**EXERCISE PROMPT:** In the material below, please retype the lines from the very first through the one with "import plotly.graph_objects as go", exactly and without pictures.

### RAW DATA

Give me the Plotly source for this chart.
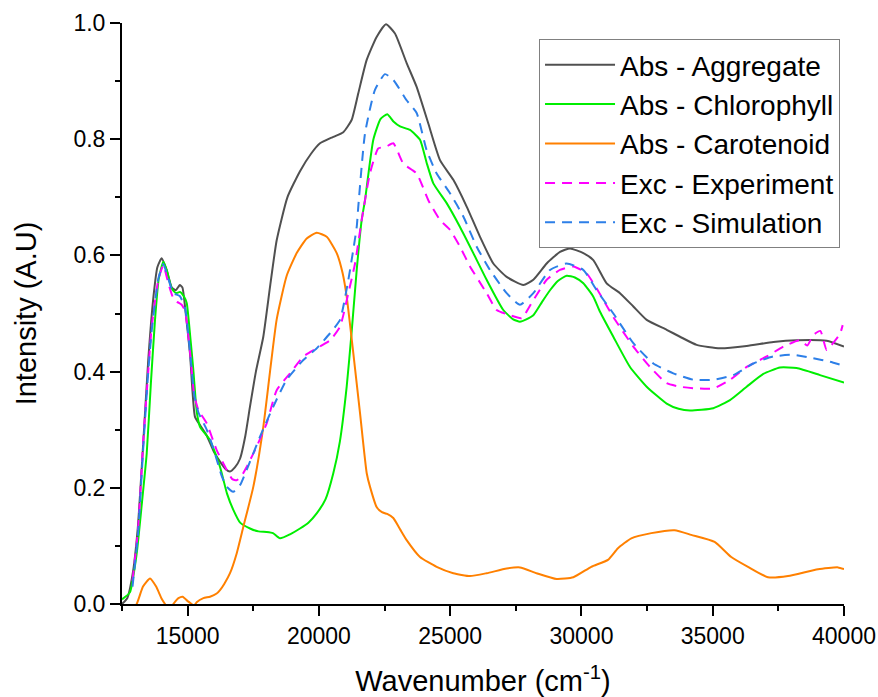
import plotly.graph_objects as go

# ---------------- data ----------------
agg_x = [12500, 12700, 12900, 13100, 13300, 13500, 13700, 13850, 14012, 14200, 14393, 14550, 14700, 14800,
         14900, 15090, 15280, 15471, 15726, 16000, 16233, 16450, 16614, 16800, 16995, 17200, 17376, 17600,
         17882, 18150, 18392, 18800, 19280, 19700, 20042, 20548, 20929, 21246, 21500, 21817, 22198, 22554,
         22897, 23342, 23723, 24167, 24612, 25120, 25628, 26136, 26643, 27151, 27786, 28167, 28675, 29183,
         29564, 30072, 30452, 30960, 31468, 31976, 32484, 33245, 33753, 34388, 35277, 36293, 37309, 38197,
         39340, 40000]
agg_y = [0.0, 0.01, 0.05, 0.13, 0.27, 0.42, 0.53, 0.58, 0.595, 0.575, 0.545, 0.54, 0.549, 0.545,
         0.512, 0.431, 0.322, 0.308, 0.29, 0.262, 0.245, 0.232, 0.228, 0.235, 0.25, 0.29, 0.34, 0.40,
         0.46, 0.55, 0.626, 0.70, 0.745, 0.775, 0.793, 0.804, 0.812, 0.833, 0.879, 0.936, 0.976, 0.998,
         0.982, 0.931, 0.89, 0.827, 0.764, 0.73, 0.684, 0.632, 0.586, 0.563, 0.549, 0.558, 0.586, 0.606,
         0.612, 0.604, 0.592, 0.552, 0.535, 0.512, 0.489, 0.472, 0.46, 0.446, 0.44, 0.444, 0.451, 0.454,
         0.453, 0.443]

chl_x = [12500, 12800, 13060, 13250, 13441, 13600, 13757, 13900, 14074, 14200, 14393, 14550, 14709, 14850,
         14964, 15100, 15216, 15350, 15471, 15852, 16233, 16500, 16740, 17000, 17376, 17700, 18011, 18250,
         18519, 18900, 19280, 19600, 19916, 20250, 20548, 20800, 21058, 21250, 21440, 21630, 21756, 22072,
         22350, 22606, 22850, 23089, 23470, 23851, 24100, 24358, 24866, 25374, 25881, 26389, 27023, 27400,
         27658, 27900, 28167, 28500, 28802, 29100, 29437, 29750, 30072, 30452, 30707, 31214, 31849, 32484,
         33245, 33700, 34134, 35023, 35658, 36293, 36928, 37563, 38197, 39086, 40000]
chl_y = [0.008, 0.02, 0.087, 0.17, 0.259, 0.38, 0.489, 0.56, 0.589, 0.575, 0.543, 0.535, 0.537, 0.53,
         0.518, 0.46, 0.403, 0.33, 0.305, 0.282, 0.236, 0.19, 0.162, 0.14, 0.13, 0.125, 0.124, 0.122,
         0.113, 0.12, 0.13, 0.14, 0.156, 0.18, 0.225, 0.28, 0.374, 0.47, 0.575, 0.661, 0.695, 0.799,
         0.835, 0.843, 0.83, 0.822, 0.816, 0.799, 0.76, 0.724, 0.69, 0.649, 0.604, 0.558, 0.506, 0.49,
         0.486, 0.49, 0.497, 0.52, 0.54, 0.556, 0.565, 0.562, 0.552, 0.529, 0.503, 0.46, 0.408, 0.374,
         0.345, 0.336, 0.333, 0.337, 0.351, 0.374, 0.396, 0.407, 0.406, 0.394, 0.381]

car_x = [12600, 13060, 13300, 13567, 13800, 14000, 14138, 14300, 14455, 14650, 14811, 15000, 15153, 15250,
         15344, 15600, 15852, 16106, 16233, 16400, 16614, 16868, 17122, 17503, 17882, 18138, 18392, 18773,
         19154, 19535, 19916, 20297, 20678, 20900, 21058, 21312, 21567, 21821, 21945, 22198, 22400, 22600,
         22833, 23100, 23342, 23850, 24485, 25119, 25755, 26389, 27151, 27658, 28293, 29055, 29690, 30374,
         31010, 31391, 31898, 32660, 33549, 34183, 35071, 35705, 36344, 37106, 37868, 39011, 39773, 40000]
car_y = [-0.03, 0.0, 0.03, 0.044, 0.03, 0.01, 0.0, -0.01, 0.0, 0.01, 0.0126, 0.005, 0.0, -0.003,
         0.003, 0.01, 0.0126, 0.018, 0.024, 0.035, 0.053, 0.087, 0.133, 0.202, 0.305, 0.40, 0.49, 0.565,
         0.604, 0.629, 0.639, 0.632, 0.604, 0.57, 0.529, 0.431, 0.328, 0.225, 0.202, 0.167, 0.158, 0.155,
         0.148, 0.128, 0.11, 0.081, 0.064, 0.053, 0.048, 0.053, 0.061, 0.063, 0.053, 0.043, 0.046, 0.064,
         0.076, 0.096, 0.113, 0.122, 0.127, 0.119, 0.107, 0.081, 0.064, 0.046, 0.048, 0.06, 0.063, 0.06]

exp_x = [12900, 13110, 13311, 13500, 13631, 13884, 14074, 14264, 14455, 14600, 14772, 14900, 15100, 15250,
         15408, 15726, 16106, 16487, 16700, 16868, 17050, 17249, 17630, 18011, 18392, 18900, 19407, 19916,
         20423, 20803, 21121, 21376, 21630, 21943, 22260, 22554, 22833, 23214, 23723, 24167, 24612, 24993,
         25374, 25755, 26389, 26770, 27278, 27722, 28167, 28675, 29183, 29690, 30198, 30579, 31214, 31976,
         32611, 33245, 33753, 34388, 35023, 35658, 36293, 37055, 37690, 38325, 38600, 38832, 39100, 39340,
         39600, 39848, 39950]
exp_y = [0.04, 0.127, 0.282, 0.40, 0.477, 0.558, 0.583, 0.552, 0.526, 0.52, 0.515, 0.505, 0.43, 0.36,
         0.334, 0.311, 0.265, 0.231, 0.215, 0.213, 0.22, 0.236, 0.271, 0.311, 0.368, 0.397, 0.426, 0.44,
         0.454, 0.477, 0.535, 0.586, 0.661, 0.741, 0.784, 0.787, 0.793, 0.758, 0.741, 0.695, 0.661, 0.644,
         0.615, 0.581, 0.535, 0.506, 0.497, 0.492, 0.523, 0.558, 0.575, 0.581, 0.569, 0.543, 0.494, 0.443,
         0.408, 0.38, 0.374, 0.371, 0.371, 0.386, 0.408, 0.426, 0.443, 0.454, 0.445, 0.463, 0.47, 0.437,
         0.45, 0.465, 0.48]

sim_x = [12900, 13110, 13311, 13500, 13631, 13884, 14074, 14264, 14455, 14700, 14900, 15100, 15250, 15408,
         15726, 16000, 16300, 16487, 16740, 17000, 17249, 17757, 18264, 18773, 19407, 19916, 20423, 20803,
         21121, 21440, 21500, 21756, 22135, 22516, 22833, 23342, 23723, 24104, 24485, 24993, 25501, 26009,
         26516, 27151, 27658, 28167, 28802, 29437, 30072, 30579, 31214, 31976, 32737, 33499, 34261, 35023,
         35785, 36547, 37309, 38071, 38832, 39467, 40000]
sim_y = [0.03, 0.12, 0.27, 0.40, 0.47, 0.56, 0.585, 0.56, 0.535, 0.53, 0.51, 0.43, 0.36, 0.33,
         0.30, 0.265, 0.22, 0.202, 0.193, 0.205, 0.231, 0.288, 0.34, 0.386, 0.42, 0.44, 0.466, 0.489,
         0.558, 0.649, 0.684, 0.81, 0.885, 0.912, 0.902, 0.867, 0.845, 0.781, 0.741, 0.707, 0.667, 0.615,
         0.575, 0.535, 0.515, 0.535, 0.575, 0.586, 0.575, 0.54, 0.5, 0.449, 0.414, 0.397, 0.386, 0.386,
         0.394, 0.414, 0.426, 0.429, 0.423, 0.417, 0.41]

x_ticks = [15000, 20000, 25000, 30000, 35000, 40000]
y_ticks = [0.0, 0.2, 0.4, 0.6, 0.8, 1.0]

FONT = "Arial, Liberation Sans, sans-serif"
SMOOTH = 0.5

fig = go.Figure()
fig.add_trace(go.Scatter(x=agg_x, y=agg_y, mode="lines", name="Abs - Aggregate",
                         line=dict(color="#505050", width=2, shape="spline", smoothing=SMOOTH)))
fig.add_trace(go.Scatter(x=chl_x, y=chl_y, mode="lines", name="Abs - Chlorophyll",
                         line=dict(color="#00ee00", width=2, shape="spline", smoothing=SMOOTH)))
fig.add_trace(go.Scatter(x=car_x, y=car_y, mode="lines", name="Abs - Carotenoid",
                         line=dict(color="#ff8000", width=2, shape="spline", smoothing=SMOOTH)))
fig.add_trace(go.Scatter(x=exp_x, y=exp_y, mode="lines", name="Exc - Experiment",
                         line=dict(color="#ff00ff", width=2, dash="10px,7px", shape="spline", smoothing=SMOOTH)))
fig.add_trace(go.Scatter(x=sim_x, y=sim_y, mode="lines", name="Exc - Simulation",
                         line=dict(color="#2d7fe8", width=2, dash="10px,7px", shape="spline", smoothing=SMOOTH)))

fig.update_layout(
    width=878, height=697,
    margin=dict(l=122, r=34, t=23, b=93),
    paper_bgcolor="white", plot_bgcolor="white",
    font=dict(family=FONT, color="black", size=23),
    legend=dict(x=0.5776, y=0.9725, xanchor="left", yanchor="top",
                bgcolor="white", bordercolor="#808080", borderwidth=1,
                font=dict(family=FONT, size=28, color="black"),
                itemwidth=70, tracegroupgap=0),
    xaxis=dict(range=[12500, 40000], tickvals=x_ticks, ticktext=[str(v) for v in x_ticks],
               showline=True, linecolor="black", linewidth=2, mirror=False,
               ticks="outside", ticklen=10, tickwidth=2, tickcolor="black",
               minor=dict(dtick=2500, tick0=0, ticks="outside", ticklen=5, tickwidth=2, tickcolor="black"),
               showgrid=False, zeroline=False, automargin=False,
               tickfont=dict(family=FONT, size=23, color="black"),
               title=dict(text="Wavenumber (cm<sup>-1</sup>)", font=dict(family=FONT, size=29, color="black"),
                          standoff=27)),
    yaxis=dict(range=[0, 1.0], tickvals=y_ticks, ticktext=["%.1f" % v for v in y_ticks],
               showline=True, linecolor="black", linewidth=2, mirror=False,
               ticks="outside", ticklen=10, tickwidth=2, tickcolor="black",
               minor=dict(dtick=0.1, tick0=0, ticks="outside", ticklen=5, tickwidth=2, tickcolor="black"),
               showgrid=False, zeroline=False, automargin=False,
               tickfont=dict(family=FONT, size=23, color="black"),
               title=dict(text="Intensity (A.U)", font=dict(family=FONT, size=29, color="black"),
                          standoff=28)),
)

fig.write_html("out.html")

######

**OUTPUT BELOW:**
Give me the Plotly source for this chart.
import plotly.graph_objects as go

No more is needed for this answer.